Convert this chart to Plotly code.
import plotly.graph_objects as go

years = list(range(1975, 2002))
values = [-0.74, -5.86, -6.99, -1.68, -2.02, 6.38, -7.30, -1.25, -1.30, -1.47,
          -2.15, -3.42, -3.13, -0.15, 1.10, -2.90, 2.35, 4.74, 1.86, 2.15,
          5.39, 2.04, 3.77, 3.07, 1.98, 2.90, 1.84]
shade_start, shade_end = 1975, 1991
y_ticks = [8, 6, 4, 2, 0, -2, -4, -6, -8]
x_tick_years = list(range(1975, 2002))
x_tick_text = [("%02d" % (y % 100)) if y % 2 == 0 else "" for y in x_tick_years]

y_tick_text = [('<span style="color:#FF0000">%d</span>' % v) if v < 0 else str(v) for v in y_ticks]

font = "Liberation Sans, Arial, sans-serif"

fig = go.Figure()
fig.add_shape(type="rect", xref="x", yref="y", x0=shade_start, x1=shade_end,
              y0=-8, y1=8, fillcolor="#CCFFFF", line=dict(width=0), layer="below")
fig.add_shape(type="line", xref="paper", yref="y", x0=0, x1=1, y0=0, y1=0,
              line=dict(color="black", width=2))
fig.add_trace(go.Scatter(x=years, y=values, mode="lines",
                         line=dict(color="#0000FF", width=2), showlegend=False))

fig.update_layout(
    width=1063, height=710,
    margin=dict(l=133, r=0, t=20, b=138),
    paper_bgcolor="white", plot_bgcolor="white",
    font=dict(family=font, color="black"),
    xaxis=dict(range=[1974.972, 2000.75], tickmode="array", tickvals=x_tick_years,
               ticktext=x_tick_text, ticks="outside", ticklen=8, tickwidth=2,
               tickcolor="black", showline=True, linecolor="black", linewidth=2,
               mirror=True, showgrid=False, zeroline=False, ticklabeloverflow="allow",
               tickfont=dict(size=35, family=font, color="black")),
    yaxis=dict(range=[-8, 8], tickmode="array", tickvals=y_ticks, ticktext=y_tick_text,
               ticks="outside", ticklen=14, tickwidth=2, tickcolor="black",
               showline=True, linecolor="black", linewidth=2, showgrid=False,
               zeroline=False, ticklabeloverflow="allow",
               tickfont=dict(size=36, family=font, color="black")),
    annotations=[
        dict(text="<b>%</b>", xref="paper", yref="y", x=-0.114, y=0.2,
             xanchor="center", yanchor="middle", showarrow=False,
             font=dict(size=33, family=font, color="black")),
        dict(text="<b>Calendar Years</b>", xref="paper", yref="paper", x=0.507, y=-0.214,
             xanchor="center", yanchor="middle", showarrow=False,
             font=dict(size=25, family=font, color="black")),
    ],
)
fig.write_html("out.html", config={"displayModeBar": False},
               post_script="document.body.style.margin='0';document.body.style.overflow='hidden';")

* * * * *

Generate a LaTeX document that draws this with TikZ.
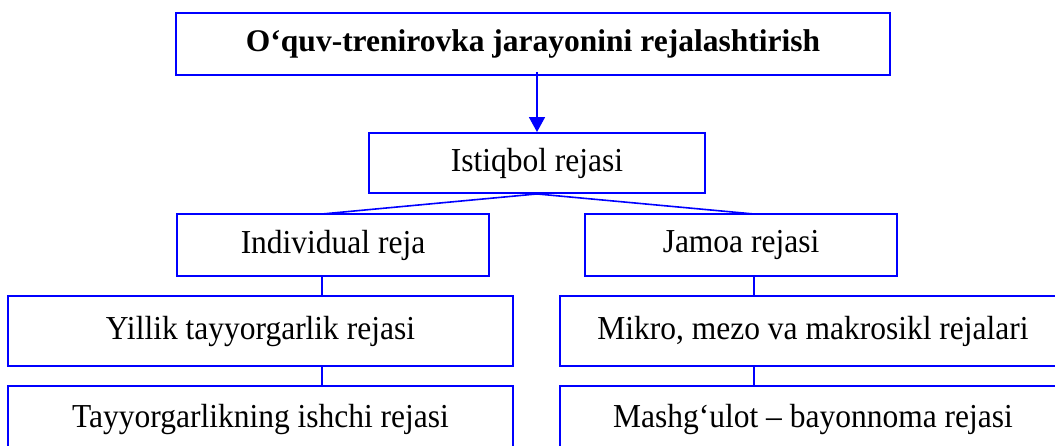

* * * * *

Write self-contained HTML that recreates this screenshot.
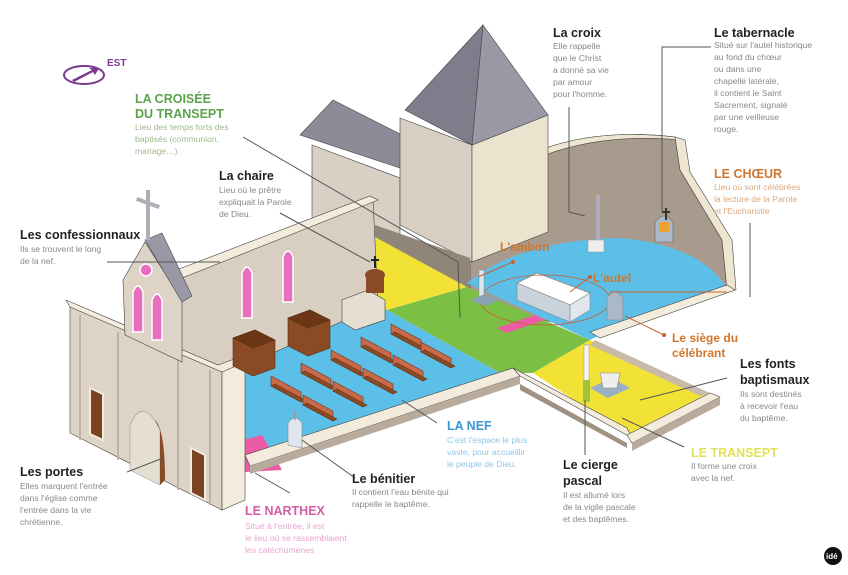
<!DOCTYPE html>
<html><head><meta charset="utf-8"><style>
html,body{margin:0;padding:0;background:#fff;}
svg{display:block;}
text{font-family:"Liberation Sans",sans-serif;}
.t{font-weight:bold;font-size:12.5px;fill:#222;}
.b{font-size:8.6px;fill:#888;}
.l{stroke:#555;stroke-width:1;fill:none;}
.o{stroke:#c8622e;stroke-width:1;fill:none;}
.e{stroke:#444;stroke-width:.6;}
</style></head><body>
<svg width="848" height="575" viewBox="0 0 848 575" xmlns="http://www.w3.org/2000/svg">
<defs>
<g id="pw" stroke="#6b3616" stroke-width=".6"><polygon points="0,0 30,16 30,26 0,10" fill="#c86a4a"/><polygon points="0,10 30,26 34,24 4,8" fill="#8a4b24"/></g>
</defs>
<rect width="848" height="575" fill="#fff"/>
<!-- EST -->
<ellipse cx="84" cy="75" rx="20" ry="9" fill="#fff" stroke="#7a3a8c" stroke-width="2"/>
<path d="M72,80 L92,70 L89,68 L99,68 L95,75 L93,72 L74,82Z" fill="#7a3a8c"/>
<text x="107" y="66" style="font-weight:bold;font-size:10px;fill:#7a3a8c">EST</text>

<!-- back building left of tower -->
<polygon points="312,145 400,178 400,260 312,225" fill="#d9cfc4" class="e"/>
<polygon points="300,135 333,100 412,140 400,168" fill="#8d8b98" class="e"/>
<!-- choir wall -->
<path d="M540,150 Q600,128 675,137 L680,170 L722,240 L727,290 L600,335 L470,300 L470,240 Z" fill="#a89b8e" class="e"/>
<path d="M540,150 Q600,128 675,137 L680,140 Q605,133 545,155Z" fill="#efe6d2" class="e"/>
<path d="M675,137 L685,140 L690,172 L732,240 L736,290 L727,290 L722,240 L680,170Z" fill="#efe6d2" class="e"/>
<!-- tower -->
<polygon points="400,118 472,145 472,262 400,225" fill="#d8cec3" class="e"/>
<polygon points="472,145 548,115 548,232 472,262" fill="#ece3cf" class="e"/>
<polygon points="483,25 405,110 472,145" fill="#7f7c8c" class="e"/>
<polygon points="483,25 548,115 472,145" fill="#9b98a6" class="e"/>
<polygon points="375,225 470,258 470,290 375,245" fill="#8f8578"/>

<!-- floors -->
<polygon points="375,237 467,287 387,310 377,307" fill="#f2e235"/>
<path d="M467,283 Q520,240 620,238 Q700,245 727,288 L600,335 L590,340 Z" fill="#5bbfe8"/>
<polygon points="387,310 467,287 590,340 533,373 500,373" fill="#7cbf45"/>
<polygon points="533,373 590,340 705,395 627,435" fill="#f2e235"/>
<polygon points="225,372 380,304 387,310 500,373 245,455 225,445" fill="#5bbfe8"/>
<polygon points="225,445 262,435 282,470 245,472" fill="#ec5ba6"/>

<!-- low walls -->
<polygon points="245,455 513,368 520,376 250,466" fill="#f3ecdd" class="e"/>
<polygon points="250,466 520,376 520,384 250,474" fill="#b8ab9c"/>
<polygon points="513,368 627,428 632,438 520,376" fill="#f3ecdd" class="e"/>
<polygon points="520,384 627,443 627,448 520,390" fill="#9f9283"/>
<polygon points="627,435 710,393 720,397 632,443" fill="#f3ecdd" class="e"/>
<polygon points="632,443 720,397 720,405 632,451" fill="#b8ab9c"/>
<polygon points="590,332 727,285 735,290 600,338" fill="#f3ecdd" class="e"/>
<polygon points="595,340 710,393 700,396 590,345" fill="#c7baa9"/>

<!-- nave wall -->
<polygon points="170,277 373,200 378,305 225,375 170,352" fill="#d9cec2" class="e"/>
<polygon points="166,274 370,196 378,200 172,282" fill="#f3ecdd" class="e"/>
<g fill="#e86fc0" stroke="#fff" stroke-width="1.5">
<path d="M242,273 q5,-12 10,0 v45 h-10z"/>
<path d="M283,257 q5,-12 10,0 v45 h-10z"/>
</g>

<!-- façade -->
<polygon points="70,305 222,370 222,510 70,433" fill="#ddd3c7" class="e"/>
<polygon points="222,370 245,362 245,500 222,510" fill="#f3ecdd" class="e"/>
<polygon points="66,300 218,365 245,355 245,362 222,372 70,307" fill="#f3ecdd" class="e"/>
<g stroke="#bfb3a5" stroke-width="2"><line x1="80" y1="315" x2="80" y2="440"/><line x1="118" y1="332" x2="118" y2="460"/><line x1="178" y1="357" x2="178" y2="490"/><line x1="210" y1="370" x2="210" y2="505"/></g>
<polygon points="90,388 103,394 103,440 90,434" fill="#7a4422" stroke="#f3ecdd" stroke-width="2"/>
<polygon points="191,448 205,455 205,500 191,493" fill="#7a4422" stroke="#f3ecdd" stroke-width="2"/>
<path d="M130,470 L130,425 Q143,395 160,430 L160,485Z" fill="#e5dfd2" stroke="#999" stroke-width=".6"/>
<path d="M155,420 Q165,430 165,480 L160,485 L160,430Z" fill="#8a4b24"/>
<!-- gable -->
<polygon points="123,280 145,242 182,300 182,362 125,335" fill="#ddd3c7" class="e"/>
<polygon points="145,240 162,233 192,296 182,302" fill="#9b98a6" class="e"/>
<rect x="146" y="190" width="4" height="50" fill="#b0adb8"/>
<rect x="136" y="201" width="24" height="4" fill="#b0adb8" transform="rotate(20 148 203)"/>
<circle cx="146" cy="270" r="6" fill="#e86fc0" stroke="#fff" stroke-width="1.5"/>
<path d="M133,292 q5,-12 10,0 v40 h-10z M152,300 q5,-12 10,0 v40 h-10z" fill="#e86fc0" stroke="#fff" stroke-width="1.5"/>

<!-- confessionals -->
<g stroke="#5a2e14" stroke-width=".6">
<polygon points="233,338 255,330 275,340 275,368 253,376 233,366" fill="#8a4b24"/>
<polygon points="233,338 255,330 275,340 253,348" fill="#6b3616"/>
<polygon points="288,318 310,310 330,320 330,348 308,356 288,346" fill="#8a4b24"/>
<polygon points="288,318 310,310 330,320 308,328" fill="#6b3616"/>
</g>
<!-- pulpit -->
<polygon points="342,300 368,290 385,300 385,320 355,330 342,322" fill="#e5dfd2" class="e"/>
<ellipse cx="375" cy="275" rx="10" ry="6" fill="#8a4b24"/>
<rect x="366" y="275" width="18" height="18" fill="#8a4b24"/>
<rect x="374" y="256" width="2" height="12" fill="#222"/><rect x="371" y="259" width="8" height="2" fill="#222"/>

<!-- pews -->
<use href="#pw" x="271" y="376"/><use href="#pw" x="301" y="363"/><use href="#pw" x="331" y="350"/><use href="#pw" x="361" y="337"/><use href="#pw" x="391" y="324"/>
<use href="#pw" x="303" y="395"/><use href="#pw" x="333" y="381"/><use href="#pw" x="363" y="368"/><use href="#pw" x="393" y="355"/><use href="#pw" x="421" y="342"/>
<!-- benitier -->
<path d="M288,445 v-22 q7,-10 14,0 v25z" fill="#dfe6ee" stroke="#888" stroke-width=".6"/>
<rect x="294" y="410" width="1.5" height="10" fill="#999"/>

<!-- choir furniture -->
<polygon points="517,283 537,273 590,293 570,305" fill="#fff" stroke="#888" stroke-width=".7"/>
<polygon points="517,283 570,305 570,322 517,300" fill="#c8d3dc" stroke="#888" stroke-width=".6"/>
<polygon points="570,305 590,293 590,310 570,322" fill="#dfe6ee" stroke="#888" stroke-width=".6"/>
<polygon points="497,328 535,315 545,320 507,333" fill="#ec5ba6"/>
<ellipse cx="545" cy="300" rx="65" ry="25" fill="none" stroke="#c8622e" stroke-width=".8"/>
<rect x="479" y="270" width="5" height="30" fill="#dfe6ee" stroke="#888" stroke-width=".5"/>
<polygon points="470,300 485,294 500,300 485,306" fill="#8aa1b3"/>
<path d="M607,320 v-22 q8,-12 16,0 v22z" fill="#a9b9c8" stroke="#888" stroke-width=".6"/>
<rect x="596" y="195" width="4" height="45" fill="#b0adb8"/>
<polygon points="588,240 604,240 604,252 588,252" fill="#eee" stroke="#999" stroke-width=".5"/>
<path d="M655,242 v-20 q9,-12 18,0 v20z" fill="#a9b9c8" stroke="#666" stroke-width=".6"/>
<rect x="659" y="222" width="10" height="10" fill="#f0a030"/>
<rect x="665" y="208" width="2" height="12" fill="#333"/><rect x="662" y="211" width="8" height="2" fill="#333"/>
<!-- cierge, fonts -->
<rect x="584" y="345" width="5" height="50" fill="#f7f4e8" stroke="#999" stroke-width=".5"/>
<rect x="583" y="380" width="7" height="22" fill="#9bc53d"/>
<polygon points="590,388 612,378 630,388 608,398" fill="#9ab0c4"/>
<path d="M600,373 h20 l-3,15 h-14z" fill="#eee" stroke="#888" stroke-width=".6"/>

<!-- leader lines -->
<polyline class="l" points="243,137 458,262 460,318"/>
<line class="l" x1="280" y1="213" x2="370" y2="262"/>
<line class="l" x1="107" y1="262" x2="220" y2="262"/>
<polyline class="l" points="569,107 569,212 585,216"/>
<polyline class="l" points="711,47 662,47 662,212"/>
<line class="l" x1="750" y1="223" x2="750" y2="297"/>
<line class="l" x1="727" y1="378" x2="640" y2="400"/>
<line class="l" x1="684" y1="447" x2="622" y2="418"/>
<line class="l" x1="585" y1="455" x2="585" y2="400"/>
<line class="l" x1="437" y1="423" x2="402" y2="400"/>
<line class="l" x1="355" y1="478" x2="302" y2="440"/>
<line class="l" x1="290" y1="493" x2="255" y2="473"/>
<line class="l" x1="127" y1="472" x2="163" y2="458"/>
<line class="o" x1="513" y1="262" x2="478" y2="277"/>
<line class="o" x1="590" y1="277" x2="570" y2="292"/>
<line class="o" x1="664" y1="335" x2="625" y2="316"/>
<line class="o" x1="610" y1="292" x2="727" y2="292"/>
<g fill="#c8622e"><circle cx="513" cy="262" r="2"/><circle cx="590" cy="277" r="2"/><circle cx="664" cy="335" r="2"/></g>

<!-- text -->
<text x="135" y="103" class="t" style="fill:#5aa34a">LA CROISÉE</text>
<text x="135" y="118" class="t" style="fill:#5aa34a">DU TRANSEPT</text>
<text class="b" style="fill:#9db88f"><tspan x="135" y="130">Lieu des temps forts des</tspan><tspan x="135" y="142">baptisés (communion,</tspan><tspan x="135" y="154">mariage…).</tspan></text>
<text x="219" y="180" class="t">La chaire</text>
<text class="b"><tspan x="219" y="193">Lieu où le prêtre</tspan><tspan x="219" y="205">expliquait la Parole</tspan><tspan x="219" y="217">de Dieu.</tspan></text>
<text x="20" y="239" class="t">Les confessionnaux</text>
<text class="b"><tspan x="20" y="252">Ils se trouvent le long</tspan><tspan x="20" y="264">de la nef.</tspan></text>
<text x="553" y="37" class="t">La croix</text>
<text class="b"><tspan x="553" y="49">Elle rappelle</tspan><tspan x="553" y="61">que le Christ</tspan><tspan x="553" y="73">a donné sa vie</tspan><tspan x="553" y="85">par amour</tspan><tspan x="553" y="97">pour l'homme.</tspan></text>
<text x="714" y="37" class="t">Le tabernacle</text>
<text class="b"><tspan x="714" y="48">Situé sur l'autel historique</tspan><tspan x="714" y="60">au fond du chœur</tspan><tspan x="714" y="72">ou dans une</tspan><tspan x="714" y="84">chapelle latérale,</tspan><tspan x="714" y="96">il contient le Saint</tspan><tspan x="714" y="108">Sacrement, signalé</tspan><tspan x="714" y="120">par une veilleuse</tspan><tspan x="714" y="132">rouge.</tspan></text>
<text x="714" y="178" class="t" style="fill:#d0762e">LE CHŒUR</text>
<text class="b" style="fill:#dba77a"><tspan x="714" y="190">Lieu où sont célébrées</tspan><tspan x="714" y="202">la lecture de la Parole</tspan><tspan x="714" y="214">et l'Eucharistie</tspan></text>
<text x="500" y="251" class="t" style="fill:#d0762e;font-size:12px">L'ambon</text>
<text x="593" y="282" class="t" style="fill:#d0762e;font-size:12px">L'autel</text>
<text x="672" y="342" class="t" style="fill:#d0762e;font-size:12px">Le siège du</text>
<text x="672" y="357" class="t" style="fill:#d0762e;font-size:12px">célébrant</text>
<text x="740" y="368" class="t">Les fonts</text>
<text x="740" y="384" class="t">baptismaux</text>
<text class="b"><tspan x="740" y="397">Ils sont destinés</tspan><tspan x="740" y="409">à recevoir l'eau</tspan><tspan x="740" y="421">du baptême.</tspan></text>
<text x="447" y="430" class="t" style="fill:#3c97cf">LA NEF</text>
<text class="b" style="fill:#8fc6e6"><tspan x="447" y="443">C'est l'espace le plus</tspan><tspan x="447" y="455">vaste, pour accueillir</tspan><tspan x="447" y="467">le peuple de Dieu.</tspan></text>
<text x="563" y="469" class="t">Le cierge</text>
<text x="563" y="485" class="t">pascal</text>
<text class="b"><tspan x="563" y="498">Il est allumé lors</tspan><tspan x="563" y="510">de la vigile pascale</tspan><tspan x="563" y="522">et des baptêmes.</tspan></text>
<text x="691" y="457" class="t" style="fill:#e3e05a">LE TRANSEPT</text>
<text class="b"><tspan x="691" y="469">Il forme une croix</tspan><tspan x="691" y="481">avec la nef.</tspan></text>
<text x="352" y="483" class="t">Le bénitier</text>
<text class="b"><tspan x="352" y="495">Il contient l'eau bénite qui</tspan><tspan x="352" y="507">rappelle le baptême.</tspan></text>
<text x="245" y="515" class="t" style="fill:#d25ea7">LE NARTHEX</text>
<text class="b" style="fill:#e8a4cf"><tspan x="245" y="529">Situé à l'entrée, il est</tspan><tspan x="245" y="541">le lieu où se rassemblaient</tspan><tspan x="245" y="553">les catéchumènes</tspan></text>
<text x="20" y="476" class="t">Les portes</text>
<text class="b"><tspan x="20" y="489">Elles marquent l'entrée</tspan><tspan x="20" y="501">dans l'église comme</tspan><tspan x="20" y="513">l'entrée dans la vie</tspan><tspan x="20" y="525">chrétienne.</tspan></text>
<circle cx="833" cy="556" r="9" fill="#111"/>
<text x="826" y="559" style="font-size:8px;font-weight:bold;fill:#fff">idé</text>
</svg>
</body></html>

* * * * *

▸ Work to be completed
Working from the data above, extract solely the lines from the one containing "Convert this chart to Plotly code." through the one containing "y in x_tick_years]", exactly as they appear, both included.

▸ Exercise result
Convert this chart to Plotly code.
import plotly.graph_objects as go

years = list(range(1975, 2002))
values = [-0.74, -5.86, -6.99, -1.68, -2.02, 6.38, -7.30, -1.25, -1.30, -1.47,
          -2.15, -3.42, -3.13, -0.15, 1.10, -2.90, 2.35, 4.74, 1.86, 2.15,
          5.39, 2.04, 3.77, 3.07, 1.98, 2.90, 1.84]
shade_start, shade_end = 1975, 1991
y_ticks = [8, 6, 4, 2, 0, -2, -4, -6, -8]
x_tick_years = list(range(1975, 2002))
x_tick_text = [("%02d" % (y % 100)) if y % 2 == 0 else "" for y in x_tick_years]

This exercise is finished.